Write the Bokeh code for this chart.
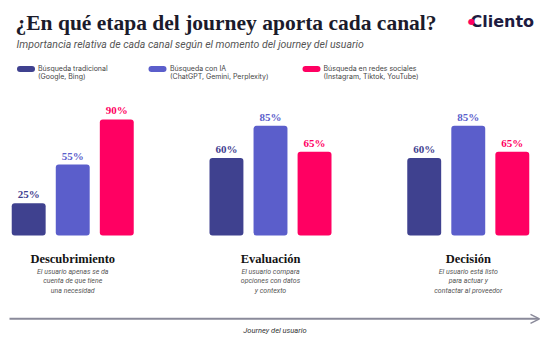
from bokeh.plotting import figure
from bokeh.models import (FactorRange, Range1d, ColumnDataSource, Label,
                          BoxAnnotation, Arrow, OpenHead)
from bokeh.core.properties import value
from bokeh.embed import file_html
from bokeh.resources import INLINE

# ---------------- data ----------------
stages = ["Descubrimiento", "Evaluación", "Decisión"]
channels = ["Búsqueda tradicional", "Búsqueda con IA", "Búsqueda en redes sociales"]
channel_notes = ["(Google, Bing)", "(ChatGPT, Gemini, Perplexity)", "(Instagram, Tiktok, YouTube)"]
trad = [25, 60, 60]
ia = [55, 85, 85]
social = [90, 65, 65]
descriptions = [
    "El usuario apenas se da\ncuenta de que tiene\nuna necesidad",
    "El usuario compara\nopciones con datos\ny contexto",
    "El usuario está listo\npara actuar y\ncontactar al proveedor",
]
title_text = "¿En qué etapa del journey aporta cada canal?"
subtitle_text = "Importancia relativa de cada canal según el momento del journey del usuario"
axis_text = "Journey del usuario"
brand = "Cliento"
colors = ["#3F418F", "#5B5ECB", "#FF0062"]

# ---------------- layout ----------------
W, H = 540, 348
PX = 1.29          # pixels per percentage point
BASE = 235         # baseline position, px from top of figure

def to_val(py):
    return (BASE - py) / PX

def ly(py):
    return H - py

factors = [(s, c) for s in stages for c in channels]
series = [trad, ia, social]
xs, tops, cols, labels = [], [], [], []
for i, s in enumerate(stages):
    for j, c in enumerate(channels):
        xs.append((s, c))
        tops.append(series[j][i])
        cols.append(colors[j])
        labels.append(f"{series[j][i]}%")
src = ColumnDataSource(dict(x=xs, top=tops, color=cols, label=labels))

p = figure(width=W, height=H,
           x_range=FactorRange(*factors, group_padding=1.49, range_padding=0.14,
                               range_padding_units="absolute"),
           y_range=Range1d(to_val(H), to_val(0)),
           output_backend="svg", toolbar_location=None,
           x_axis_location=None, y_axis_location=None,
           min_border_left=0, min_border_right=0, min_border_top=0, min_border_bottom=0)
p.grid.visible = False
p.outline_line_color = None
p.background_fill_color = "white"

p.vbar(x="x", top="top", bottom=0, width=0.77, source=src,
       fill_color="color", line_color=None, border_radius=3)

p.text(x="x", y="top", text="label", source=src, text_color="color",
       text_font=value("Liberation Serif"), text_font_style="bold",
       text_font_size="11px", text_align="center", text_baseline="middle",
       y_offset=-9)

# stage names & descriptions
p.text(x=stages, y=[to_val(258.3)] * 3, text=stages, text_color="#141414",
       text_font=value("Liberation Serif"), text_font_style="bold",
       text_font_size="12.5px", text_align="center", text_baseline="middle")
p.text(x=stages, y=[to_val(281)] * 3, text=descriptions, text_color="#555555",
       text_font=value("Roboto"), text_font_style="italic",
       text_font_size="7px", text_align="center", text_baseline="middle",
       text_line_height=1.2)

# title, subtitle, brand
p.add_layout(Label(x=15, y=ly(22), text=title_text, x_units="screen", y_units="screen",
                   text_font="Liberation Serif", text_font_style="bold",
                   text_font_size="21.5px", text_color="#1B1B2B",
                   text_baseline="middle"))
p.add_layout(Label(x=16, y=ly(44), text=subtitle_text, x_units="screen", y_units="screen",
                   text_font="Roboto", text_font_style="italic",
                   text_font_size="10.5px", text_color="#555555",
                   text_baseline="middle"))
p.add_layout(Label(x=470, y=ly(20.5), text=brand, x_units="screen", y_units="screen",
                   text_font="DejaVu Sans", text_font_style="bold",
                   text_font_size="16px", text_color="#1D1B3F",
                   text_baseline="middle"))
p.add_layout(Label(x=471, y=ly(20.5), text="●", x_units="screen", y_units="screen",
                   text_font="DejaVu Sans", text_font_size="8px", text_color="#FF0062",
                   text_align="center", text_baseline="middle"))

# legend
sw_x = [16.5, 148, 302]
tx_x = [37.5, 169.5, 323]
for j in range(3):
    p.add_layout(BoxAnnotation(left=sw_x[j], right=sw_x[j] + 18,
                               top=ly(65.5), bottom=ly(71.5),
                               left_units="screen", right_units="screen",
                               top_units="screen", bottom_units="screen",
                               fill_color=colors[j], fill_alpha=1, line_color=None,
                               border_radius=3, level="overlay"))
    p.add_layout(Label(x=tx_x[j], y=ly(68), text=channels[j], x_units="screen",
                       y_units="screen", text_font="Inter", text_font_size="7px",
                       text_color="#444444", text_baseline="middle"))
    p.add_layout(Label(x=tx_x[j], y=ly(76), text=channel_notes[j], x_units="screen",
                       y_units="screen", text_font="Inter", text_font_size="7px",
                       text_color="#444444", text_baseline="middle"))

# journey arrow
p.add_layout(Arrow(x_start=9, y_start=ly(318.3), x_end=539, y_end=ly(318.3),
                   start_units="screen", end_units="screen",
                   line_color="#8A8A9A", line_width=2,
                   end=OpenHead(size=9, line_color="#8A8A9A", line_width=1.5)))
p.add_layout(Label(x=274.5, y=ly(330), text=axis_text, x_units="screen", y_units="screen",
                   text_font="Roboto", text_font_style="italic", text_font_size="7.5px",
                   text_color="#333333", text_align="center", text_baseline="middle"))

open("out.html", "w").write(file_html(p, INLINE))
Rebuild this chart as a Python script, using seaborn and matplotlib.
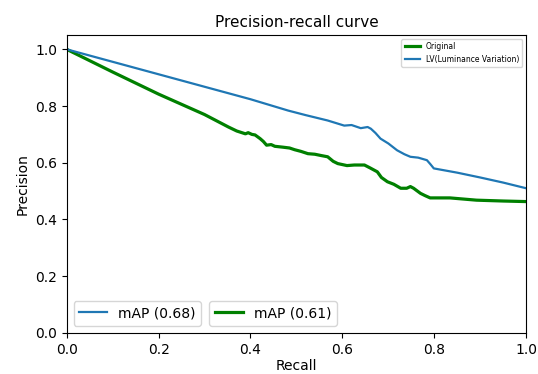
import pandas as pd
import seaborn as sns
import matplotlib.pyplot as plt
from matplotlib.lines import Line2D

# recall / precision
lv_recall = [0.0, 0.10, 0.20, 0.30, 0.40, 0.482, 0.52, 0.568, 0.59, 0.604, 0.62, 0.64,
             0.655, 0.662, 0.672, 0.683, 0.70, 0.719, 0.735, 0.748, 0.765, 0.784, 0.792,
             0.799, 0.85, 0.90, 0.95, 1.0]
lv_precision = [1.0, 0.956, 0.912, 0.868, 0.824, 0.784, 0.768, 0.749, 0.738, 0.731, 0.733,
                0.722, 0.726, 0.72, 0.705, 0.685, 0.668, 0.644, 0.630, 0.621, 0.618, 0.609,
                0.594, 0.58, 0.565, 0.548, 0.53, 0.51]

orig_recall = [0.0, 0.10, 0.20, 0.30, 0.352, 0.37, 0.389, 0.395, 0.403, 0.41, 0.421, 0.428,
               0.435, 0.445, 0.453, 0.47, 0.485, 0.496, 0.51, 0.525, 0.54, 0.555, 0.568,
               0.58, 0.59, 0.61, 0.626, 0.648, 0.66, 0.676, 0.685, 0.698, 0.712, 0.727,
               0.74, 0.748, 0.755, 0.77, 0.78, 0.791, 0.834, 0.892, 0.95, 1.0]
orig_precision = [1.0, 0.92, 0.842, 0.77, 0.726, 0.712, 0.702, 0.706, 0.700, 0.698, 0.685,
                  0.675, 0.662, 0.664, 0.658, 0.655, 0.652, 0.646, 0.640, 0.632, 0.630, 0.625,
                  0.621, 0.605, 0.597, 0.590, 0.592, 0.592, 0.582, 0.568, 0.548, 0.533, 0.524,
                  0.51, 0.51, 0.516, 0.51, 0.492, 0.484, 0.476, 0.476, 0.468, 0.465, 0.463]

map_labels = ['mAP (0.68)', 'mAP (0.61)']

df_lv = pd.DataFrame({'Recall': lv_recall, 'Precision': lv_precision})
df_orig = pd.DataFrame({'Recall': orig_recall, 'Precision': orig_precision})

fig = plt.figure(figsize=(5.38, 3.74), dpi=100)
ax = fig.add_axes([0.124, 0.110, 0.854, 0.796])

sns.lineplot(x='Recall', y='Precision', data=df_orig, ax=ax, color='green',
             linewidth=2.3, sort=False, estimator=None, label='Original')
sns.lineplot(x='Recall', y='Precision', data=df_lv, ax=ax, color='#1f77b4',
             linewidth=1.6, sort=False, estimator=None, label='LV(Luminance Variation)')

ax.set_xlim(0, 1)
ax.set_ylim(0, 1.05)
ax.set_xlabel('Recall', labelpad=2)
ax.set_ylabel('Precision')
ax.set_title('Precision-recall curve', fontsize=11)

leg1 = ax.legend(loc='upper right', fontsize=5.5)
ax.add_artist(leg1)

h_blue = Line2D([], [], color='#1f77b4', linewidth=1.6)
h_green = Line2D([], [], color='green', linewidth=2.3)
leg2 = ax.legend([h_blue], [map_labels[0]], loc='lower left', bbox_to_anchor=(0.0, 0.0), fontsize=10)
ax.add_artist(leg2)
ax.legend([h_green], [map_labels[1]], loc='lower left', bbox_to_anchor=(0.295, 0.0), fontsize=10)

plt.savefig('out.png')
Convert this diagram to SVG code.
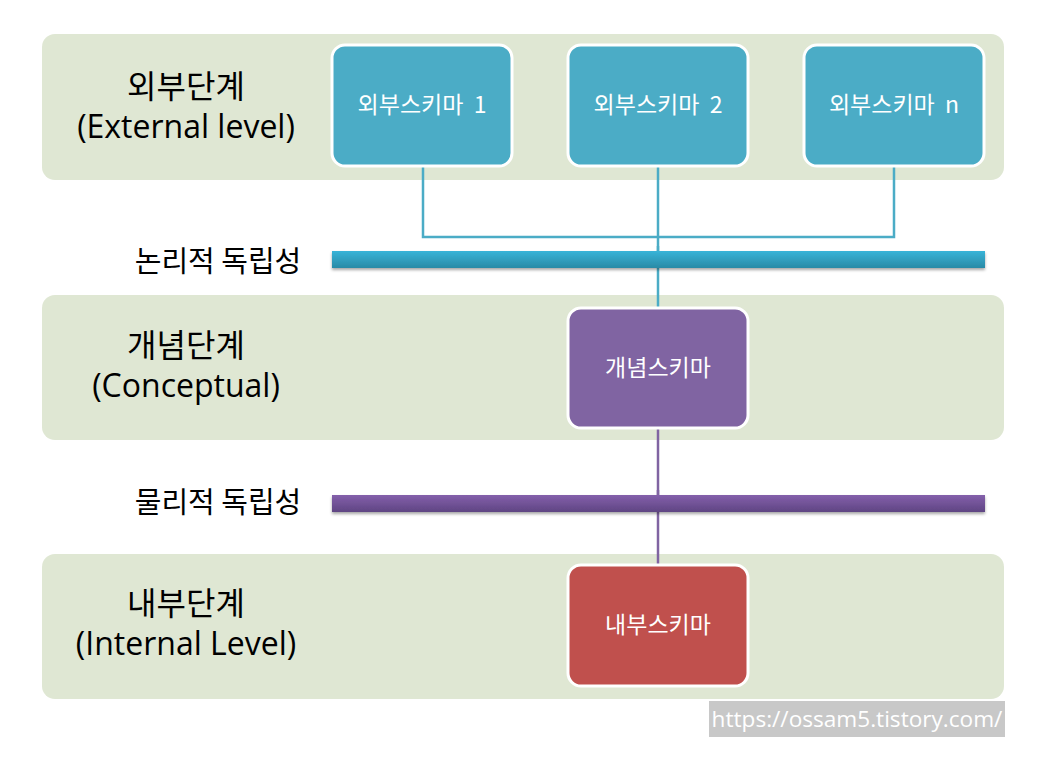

**Direction**
Output exactly the lines above, from the line with "Rebuild this chart" to the line with "0.594, 0.58, 0.565, 0.548, 0.53, 0.51]", both included; skip the pictures.

**The answer**
Rebuild this chart as a Python script, using seaborn and matplotlib.
import pandas as pd
import seaborn as sns
import matplotlib.pyplot as plt
from matplotlib.lines import Line2D

# recall / precision
lv_recall = [0.0, 0.10, 0.20, 0.30, 0.40, 0.482, 0.52, 0.568, 0.59, 0.604, 0.62, 0.64,
             0.655, 0.662, 0.672, 0.683, 0.70, 0.719, 0.735, 0.748, 0.765, 0.784, 0.792,
             0.799, 0.85, 0.90, 0.95, 1.0]
lv_precision = [1.0, 0.956, 0.912, 0.868, 0.824, 0.784, 0.768, 0.749, 0.738, 0.731, 0.733,
                0.722, 0.726, 0.72, 0.705, 0.685, 0.668, 0.644, 0.630, 0.621, 0.618, 0.609,
                0.594, 0.58, 0.565, 0.548, 0.53, 0.51]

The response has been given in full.